In The Purpose of Dogs,” Bailey wrestles with his purpose as he comes back to life many times, each time as a different breed.  But in the end, he concludes that there are three important purposes for any good dog while on earth. 

The first is:  Lick the ones you love!  It’s important for people, too, right?  Well, maybe not lick—but certainly hug, kiss, tell others that you love them!  We can find ourselves so busy or so caught up in other agenda items that we completely fail in doing those important things.  We can get so busy with tasks around the house that we forget to take appropriate time with children to hug them or to tuck them in at night or to share time with them that’s free from prompts to do their homework or to work harder for good grades.  We can get so worried about paying the bills or taking care of broken items around the house that all our time with a spouse is filled with stress-producing interactions.  Time to stop and lick—no hug/kiss—the ones we love!

The second is: Save someone if you can.  For Bailey the “saving” means pulling out of the water a person who is drowning.  You and I may have those opportunities for the literal kinds of saving in our lives.  Far more often, however, our saving may be listening to someone, ascertaining what the needs are, working to help with whatever that person’s need might be—in short, showing concern.  Showing concern goes further many times than we ever realize in completely changing the other person’s experience in life!

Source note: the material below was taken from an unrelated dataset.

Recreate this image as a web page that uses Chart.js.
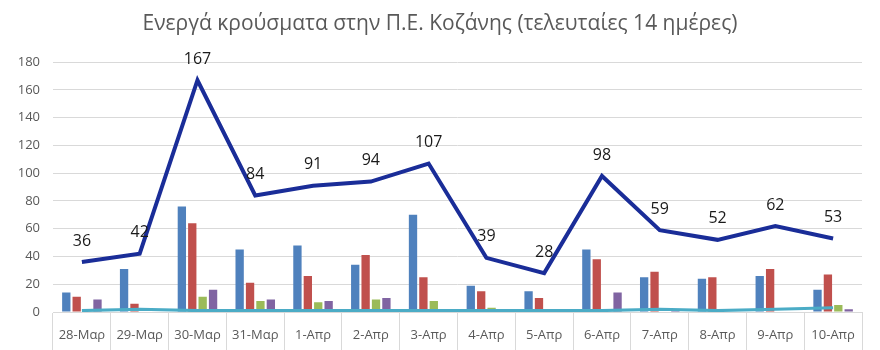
<!DOCTYPE html>
<html>
<head>
<meta charset="utf-8">
<script src="https://cdn.jsdelivr.net/npm/chart.js@4"></script>
<style>
  html, body { margin: 0; padding: 0; background: #fff; }
  #wrap { width: 880px; height: 350px; }
</style>
</head>
<body>
<div id="wrap"><canvas id="activeChart"></canvas></div>
<script>
const days = ['28-Μαρ','29-Μαρ','30-Μαρ','31-Μαρ','1-Απρ','2-Απρ','3-Απρ','4-Απρ','5-Απρ','6-Απρ','7-Απρ','8-Απρ','9-Απρ','10-Απρ'];
const active = [36, 42, 167, 84, 91, 94, 107, 39, 28, 98, 59, 52, 62, 53];
const blueBars = [14, 31, 76, 45, 48, 34, 70, 19, 15, 45, 25, 24, 26, 16];
const redBars = [11, 6, 64, 21, 26, 41, 25, 15, 10, 38, 29, 25, 31, 27];
const greenBars = [0, 0, 11, 8, 7, 9, 8, 3, 0, 0, 0, 0, 0, 5];
const purpleBars = [9, 0, 16, 9, 8, 10, 2, 1, 0, 14, 1, 0, 0, 2];
const tealLine = [1, 2, 1, 1, 1, 1, 1, 1, 1, 1, 2, 1, 2, 3];
const yTicks = [0, 20, 40, 60, 80, 100, 120, 140, 160, 180];

const FONT = "'Open Sans', sans-serif";

// value labels above the main line
const lineLabels = {
    id: 'lineLabels',
    afterDatasetsDraw(chart) {
        const ctx = chart.ctx;
        const meta = chart.getDatasetMeta(0);
        ctx.save();
        ctx.font = '16px ' + FONT;
        ctx.fillStyle = '#1a1a1a';
        ctx.textAlign = 'center';
        ctx.textBaseline = 'middle';
        meta.data.forEach((pt, i) => {
            ctx.fillText(String(active[i]), pt.x, pt.y - 21);
        });
        ctx.restore();
    }
};

const ctx1 = document.getElementById('activeChart').getContext('2d');
const activeChart = new Chart(ctx1, {
    type: 'bar',
    data: {
        labels: days,
        datasets: [{
            type: 'line',
            label: 'Ενεργά',
            data: active,
            borderColor: '#1a2d98',
            borderWidth: 4,
            pointRadius: 0,
            tension: 0,
            order: 0
        }, {
            type: 'line',
            label: 'teal',
            data: tealLine,
            borderColor: '#4bacc6',
            borderWidth: 3,
            pointRadius: 0,
            tension: 0,
            order: 1
        }, {
            label: 'blue',
            data: blueBars,
            backgroundColor: '#4f81bd',
            order: 2
        }, {
            label: 'red',
            data: redBars,
            backgroundColor: '#c0504d',
            order: 2
        }, {
            label: 'green',
            data: greenBars,
            backgroundColor: '#9bbb59',
            order: 2
        }, {
            label: 'purple',
            data: purpleBars,
            backgroundColor: '#8064a2',
            order: 2
        }]
    },
    options: {
        responsive: true,
        maintainAspectRatio: false,
        animation: false,
        events: [],
        categoryPercentage: 0.72,
        barPercentage: 0.8,
        layout: {
            padding: 0
        },
        scales: {
            x: {
                grid: {
                    offset: true,
                    drawOnChartArea: false,
                    drawTicks: true,
                    tickLength: 38,
                    color: '#d9d9d9'
                },
                border: { color: '#d9d9d9' },
                ticks: {
                    color: '#595959',
                    font: { family: FONT, size: 13 },
                    padding: -23,
                    maxRotation: 0,
                    autoSkip: false
                },
                afterFit(axis) { axis.height = 38; }
            },
            y: {
                min: 0,
                max: 180,
                afterBuildTicks(axis) {
                    axis.ticks = yTicks.map(v => ({ value: v }));
                },
                grid: {
                    color: '#d9d9d9',
                    drawTicks: false
                },
                border: { display: false },
                ticks: {
                    color: '#595959',
                    font: { family: FONT, size: 13 },
                    padding: 13
                },
                afterFit(axis) { axis.width = 53; }
            },
            // empty right margin so the title stays centred on the canvas
            yRight: {
                position: 'right',
                display: true,
                grid: { display: false },
                border: { display: false },
                ticks: { display: false },
                afterFit(axis) { axis.width = 18; }
            }
        },
        plugins: {
            legend: { display: false },
            tooltip: { enabled: false },
            title: {
                display: true,
                text: 'Ενεργά κρούσματα στην Π.Ε. Κοζάνης (τελευταίες 14 ημέρες)',
                color: '#595959',
                align: 'center',
                font: { family: FONT, size: 21, weight: 'normal' },
                padding: { top: 11, bottom: 26 }
            }
        }
    },
    plugins: [lineLabels]
});
</script>
</body>
</html>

The third is: Be here now.  Bailey had the chance to be male and to be female, to be a Golden Retriever and to be a dachshund and to be various other breeds.  As people, our lives often feel far more dictated, more prescribed, for us than sometimes we would desire.  We can find ourselves always looking into someone else’s yard, so to speak, and declaring the grass greener on the other side of the fence.  But God’s desire for each of us is to find the good in our own lives, to see the opportunities spread before us, and to make the most out of the lives given to us—to be here now! 

Bailey discovered some important purposes for a dog’s life.  The lives of human beings might be far richer should they discover the same sense of purpose in their own lives!